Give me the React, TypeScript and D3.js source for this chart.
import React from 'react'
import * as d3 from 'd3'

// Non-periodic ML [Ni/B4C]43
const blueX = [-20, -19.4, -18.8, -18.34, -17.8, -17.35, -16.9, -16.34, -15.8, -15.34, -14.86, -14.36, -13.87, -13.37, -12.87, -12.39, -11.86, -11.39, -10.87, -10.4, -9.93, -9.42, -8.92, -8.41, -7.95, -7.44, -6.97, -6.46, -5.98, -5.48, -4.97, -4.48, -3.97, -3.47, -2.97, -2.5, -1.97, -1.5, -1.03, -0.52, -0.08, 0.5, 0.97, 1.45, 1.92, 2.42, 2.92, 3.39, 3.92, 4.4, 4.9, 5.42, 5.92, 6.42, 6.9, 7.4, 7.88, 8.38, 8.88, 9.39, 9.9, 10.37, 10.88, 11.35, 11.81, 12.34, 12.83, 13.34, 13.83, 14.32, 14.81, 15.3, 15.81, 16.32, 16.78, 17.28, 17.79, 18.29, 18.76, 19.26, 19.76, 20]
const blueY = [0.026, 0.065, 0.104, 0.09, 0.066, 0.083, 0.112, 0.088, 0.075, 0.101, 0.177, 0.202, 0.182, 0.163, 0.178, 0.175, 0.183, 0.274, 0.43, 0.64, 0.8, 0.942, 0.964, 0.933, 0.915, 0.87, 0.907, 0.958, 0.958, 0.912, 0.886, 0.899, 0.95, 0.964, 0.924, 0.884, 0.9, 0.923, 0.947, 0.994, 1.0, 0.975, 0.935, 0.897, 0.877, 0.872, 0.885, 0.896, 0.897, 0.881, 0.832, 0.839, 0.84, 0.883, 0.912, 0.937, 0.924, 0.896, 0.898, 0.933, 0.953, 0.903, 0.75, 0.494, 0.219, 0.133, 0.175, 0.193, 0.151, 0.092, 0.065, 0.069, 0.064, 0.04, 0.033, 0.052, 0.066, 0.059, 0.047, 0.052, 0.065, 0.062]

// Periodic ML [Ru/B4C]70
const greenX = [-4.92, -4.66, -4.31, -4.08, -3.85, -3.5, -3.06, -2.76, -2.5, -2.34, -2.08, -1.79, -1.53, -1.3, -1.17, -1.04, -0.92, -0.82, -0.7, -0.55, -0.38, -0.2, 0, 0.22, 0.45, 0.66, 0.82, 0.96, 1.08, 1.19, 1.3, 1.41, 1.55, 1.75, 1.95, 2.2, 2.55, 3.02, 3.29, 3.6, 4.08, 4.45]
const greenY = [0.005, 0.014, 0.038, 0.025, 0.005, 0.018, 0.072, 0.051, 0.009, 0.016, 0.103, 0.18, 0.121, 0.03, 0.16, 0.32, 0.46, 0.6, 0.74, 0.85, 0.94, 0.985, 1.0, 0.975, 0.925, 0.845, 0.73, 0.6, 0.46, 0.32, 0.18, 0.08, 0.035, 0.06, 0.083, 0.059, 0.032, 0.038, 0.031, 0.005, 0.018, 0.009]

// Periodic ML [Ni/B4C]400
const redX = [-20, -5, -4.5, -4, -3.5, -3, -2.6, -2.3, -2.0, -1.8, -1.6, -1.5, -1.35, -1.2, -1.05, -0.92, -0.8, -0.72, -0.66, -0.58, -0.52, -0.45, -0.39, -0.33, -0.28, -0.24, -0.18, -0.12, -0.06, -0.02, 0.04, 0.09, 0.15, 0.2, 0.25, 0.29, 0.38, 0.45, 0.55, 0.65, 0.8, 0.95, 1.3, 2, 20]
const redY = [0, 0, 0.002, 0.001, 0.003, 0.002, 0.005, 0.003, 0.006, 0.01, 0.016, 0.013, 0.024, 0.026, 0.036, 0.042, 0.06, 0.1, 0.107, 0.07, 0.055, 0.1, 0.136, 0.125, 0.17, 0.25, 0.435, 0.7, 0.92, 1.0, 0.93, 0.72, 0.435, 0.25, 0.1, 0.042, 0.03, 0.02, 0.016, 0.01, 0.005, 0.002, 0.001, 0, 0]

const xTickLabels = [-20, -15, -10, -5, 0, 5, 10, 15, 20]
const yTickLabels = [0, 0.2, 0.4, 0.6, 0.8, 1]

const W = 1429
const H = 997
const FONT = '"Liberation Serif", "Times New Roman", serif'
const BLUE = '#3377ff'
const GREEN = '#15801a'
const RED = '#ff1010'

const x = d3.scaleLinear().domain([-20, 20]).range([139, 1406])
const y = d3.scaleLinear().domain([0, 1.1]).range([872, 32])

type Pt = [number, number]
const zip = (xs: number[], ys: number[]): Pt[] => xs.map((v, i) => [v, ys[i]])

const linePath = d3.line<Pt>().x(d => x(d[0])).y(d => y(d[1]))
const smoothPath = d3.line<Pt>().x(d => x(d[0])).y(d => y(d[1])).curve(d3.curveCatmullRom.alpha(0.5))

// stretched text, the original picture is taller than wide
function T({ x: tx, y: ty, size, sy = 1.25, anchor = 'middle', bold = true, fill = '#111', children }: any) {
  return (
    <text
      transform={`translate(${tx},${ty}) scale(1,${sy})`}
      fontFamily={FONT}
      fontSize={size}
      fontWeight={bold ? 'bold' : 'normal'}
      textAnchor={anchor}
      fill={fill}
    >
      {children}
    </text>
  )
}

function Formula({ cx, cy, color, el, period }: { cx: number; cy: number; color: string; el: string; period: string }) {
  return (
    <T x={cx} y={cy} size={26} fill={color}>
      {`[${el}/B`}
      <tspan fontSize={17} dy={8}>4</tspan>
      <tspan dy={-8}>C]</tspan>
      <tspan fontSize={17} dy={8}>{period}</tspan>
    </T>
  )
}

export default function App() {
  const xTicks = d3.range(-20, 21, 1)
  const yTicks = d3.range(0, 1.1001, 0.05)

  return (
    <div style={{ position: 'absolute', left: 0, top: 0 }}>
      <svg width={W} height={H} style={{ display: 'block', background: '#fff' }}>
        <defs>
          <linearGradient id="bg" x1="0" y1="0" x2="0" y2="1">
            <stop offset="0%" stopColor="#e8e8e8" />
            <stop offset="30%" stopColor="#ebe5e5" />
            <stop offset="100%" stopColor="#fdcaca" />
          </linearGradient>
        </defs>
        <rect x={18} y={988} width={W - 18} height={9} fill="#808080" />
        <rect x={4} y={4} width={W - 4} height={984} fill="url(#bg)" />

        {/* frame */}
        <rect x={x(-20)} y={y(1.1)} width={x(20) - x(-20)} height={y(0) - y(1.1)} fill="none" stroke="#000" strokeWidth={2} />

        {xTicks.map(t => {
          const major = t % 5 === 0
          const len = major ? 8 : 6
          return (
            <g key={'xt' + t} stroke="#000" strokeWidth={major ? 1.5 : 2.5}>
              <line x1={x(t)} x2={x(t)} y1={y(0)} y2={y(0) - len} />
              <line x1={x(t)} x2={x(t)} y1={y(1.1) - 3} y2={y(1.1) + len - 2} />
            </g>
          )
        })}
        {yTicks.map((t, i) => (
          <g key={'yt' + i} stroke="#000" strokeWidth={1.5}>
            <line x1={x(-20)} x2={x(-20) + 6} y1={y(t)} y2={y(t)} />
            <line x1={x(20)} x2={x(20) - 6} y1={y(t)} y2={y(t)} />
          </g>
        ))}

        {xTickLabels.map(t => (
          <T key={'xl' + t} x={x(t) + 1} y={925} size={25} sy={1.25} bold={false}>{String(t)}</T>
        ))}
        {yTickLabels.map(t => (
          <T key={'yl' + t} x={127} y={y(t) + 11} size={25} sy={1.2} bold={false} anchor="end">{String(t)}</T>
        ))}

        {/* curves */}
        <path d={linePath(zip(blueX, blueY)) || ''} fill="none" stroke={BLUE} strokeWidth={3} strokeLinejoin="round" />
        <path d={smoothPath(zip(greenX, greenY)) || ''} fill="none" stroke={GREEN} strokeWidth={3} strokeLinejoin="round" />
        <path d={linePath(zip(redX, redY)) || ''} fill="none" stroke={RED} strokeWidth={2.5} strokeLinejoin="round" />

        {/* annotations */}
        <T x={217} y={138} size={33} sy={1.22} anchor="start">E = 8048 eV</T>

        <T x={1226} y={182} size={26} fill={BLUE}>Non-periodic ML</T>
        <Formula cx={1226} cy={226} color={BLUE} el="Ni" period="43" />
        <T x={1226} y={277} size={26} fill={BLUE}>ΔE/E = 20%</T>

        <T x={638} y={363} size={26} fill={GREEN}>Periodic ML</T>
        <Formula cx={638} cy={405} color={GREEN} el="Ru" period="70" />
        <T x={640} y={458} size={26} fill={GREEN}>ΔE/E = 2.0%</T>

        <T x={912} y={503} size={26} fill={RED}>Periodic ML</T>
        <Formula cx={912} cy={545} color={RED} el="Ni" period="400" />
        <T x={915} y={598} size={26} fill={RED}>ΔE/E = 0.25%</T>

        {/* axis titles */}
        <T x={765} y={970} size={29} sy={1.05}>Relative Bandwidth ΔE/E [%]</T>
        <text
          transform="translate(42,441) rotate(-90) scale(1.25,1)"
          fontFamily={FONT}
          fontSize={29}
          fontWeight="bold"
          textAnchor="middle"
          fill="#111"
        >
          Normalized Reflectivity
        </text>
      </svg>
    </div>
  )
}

...

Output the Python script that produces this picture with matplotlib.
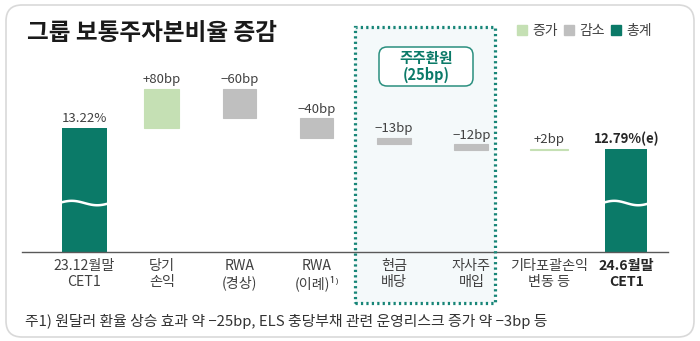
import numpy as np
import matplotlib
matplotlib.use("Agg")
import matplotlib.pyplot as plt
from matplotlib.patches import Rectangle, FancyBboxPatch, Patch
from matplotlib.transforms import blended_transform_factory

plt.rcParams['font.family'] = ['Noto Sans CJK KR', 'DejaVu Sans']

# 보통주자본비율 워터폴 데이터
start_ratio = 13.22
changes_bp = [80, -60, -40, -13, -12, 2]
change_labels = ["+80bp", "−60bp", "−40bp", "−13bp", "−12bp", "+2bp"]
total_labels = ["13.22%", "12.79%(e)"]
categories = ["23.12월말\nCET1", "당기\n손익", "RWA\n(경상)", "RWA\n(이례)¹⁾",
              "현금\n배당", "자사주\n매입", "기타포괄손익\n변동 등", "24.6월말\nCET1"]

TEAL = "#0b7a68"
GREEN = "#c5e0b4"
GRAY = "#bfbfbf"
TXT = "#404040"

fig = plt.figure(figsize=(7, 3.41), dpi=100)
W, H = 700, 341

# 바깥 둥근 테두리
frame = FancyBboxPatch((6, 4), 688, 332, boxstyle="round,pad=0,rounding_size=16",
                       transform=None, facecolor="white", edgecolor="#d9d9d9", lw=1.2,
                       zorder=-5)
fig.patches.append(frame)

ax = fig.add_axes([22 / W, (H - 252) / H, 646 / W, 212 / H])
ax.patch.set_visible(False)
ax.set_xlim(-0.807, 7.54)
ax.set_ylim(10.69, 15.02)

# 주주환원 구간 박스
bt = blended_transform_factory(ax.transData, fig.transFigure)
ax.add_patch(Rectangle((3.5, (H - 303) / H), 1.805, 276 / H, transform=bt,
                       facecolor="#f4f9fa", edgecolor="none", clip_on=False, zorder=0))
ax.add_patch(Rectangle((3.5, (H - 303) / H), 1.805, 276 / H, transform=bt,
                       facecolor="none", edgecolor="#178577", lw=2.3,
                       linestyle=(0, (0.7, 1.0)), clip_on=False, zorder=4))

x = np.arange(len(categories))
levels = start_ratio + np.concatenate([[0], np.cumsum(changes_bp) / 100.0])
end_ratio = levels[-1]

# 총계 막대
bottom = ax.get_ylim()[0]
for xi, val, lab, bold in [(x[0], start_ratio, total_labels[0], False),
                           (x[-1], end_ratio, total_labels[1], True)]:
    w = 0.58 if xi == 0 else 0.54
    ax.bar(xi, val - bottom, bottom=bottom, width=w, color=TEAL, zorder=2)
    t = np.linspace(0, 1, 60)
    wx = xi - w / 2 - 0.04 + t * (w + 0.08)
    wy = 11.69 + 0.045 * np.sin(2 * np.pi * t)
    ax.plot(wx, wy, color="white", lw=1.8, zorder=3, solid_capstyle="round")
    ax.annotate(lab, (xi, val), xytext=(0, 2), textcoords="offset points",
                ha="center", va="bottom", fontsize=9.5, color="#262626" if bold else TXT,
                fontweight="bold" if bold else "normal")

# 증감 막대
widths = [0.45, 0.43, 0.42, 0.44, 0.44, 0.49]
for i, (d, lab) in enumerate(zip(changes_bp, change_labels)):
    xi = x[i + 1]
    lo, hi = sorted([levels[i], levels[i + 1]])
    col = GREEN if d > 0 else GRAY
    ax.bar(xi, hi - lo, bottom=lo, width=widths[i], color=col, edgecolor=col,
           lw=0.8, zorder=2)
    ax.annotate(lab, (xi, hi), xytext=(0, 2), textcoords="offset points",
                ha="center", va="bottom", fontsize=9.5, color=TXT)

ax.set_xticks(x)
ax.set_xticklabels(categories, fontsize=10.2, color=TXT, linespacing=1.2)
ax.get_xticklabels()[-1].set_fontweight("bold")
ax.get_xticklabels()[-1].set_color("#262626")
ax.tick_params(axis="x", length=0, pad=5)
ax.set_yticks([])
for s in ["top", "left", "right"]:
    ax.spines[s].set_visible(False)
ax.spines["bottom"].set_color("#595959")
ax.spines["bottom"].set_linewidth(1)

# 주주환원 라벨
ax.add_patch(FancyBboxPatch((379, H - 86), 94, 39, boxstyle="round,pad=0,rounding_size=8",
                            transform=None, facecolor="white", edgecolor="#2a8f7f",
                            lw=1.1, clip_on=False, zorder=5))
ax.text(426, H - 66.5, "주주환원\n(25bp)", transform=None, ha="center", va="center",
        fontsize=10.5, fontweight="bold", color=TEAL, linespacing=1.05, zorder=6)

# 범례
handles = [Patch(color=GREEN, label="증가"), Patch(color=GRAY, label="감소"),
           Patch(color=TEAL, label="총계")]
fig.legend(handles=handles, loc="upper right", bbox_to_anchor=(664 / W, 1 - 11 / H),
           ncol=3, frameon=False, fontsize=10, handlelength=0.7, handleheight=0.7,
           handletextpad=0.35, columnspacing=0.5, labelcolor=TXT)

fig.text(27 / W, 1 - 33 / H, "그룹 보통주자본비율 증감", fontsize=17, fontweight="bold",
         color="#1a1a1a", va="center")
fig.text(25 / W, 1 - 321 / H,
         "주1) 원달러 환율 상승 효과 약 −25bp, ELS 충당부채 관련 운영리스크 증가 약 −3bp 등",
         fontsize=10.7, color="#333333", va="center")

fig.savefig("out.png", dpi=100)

■ **Exercise aim**
Retype the section that opens with the line holding "Output the Python" and closes with the line holding "plt.rcParams['font.family'] = ['Noto", exactly as it reads, without any pictures.

■ **Response**
Output the Python script that produces this picture with matplotlib.
import numpy as np
import matplotlib
matplotlib.use("Agg")
import matplotlib.pyplot as plt
from matplotlib.patches import Rectangle, FancyBboxPatch, Patch
from matplotlib.transforms import blended_transform_factory

plt.rcParams['font.family'] = ['Noto Sans CJK KR', 'DejaVu Sans']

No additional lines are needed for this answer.